■ TASK
Type out the data exactly as given. Skip any image.

■ SUPPLIED INFORMATION
----------------
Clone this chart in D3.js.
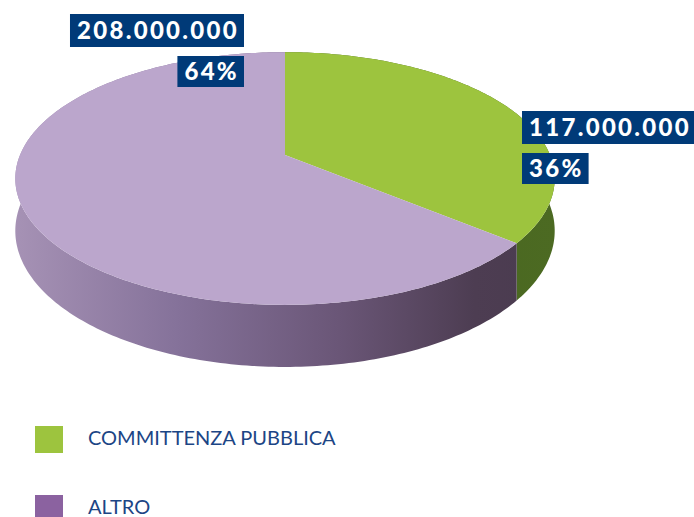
<!DOCTYPE html>
<html lang="it">
<head>
<meta charset="UTF-8">
<title>Committenza</title>
<script src="https://cdn.jsdelivr.net/npm/d3@7"></script>
<style>
  body { margin: 0; background: #ffffff; }
  .lbl { font-family: Lato, "Open Sans", sans-serif; font-weight: 900; fill: #ffffff; }
  .legend text { font-family: Lato, "Open Sans", sans-serif; font-weight: 400; fill: #1c4585; }
</style>
</head>
<body>
<svg id="chart" width="694" height="517"></svg>
<script>
// data
const categories = ["COMMITTENZA PUBBLICA", "ALTRO"];
const values = [117000000, 208000000];
const topColors = ["#9dc43e", "#bba6cc"];
const legendColors = ["#9dc43e", "#8b62a0"];

const svg = d3.select("#chart");

// perspective disc: centre, radii, foreshortening, thickness
const cx = 285, cy = 155;
const A = 265, B = 122, k = 0.186, D = 50.5;

function proj(theta, depth) {
    const u = Math.sin(theta), v = -Math.cos(theta);
    const w = 1 - k * v;
    return [cx + A * u / w, cy + (B * v + depth * D) / w];
}

const pie = d3.pie().sort(null).value(d => d)(values);
const color = d3.scaleOrdinal().domain(categories).range(topColors);
const line = d3.line();
const total = d3.sum(values);

function arcPoints(a0, a1, depth) {
    const n = Math.max(8, Math.ceil((a1 - a0) * 60));
    return d3.range(n + 1).map(i => proj(a0 + (a1 - a0) * i / n, depth));
}

// gradients for the side walls
const defs = svg.append("defs");
const sideStops = [
    [["0%", "#3f5a1c"], ["100%", "#4c6a22"]],
    [["0%", "#a692b5"], ["30%", "#85729a"], ["60%", "#6a5677"], ["85%", "#4d3d52"], ["100%", "#4a3b4f"]]
];
sideStops.forEach((stops, i) => {
    const g = defs.append("linearGradient")
        .attr("id", "side" + i)
        .attr("gradientUnits", "userSpaceOnUse")
        .attr("x1", cx - A * 1.02).attr("x2", cx + A * 1.02)
        .attr("y1", 0).attr("y2", 0);
    stops.forEach(s => g.append("stop").attr("offset", s[0]).attr("stop-color", s[1]));
});

const pieG = svg.append("g");

// side walls (the back ones are hidden by the tops drawn later)
pieG.selectAll("path.side")
    .data(pie)
    .enter().append("path")
    .attr("class", "side")
    .attr("d", d => {
        const top = arcPoints(d.startAngle, d.endAngle, 0);
        const bot = arcPoints(d.startAngle, d.endAngle, 1).reverse();
        return line(top.concat(bot)) + "Z";
    })
    .attr("fill", (d, i) => `url(#side${i})`);

// top faces
pieG.selectAll("path.top")
    .data(pie)
    .enter().append("path")
    .attr("class", "top")
    .attr("d", d => line([[cx, cy]].concat(arcPoints(d.startAngle, d.endAngle, 0))) + "Z")
    .attr("fill", (d, i) => color(categories[i]));

// value labels
const itLocale = d3.formatLocale({decimal: ",", thousands: ".", grouping: [3], currency: ["", "€"]});
const fmt = itLocale.format(",d");

const labelPos = [
    {x: 522, y: 111, align: "start"},
    {x: 244, y: 14, align: "end"}
];

pie.forEach((d, i) => {
    const p = labelPos[i];
    const rows = [fmt(values[i]), Math.round(values[i] / total * 100) + "%"];
    const heights = [33, 31];
    const gaps = [0, 42];
    rows.forEach((txt, r) => {
        const g = svg.append("g");
        const t = g.append("text")
            .attr("class", "lbl")
            .attr("font-size", 24)
            .attr("letter-spacing", 2.3)
            .text(txt);
        const tw = t.node().getComputedTextLength();
        const bw = tw + 12;
        const bx = p.align === "start" ? p.x : p.x - bw;
        const by = p.y + gaps[r];
        g.insert("rect", "text")
            .attr("x", bx).attr("y", by)
            .attr("width", bw).attr("height", heights[r])
            .attr("fill", "#003a78");
        t.attr("x", bx + 7).attr("y", by + heights[r] / 2 + 8.5);
    });
});

// legend
const legend = svg.append("g").attr("class", "legend");
const ly = d3.scalePoint().domain(categories).range([426, 495]);
const item = legend.selectAll("g")
    .data(categories)
    .enter().append("g")
    .attr("transform", d => `translate(35,${ly(d)})`);
item.append("rect")
    .attr("width", 28).attr("height", 27)
    .attr("fill", (d, i) => legendColors[i]);
item.append("text")
    .attr("x", 53).attr("y", 19)
    .attr("font-size", 20)
    .text(d => d);
</script>
</body>
</html>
----------------
■ EXERCISE RESULT
Clone this chart in D3.js.
<!DOCTYPE html>
<html lang="it">
<head>
<meta charset="UTF-8">
<title>Committenza</title>
<script src="https://cdn.jsdelivr.net/npm/d3@7"></script>
<style>
  body { margin: 0; background: #ffffff; }
  .lbl { font-family: Lato, "Open Sans", sans-serif; font-weight: 900; fill: #ffffff; }
  .legend text { font-family: Lato, "Open Sans", sans-serif; font-weight: 400; fill: #1c4585; }
</style>
</head>
<body>
<svg id="chart" width="694" height="517"></svg>
<script>
// data
const categories = ["COMMITTENZA PUBBLICA", "ALTRO"];
const values = [117000000, 208000000];
const topColors = ["#9dc43e", "#bba6cc"];
const legendColors = ["#9dc43e", "#8b62a0"];

const svg = d3.select("#chart");

// perspective disc: centre, radii, foreshortening, thickness
const cx = 285, cy = 155;
const A = 265, B = 122, k = 0.186, D = 50.5;

function proj(theta, depth) {
    const u = Math.sin(theta), v = -Math.cos(theta);
    const w = 1 - k * v;
    return [cx + A * u / w, cy + (B * v + depth * D) / w];
}

const pie = d3.pie().sort(null).value(d => d)(values);
const color = d3.scaleOrdinal().domain(categories).range(topColors);
const line = d3.line();
const total = d3.sum(values);

function arcPoints(a0, a1, depth) {
    const n = Math.max(8, Math.ceil((a1 - a0) * 60));
    return d3.range(n + 1).map(i => proj(a0 + (a1 - a0) * i / n, depth));
}

// gradients for the side walls
const defs = svg.append("defs");
const sideStops = [
    [["0%", "#3f5a1c"], ["100%", "#4c6a22"]],
    [["0%", "#a692b5"], ["30%", "#85729a"], ["60%", "#6a5677"], ["85%", "#4d3d52"], ["100%", "#4a3b4f"]]
];
sideStops.forEach((stops, i) => {
    const g = defs.append("linearGradient")
        .attr("id", "side" + i)
        .attr("gradientUnits", "userSpaceOnUse")
        .attr("x1", cx - A * 1.02).attr("x2", cx + A * 1.02)
        .attr("y1", 0).attr("y2", 0);
    stops.forEach(s => g.append("stop").attr("offset", s[0]).attr("stop-color", s[1]));
});

const pieG = svg.append("g");

// side walls (the back ones are hidden by the tops drawn later)
pieG.selectAll("path.side")
    .data(pie)
    .enter().append("path")
    .attr("class", "side")
    .attr("d", d => {
        const top = arcPoints(d.startAngle, d.endAngle, 0);
        const bot = arcPoints(d.startAngle, d.endAngle, 1).reverse();
        return line(top.concat(bot)) + "Z";
    })
    .attr("fill", (d, i) => `url(#side${i})`);

// top faces
pieG.selectAll("path.top")
    .data(pie)
    .enter().append("path")
    .attr("class", "top")
    .attr("d", d => line([[cx, cy]].concat(arcPoints(d.startAngle, d.endAngle, 0))) + "Z")
    .attr("fill", (d, i) => color(categories[i]));

// value labels
const itLocale = d3.formatLocale({decimal: ",", thousands: ".", grouping: [3], currency: ["", "€"]});
const fmt = itLocale.format(",d");

const labelPos = [
    {x: 522, y: 111, align: "start"},
    {x: 244, y: 14, align: "end"}
];

pie.forEach((d, i) => {
    const p = labelPos[i];
    const rows = [fmt(values[i]), Math.round(values[i] / total * 100) + "%"];
    const heights = [33, 31];
    const gaps = [0, 42];
    rows.forEach((txt, r) => {
        const g = svg.append("g");
        const t = g.append("text")
            .attr("class", "lbl")
            .attr("font-size", 24)
            .attr("letter-spacing", 2.3)
            .text(txt);
        const tw = t.node().getComputedTextLength();
        const bw = tw + 12;
        const bx = p.align === "start" ? p.x : p.x - bw;
        const by = p.y + gaps[r];
        g.insert("rect", "text")
            .attr("x", bx).attr("y", by)
            .attr("width", bw).attr("height", heights[r])
            .attr("fill", "#003a78");
        t.attr("x", bx + 7).attr("y", by + heights[r] / 2 + 8.5);
    });
});

// legend
const legend = svg.append("g").attr("class", "legend");
const ly = d3.scalePoint().domain(categories).range([426, 495]);
const item = legend.selectAll("g")
    .data(categories)
    .enter().append("g")
    .attr("transform", d => `translate(35,${ly(d)})`);
item.append("rect")
    .attr("width", 28).attr("height", 27)
    .attr("fill", (d, i) => legendColors[i]);
item.append("text")
    .attr("x", 53).attr("y", 19)
    .attr("font-size", 20)
    .text(d => d);
</script>
</body>
</html>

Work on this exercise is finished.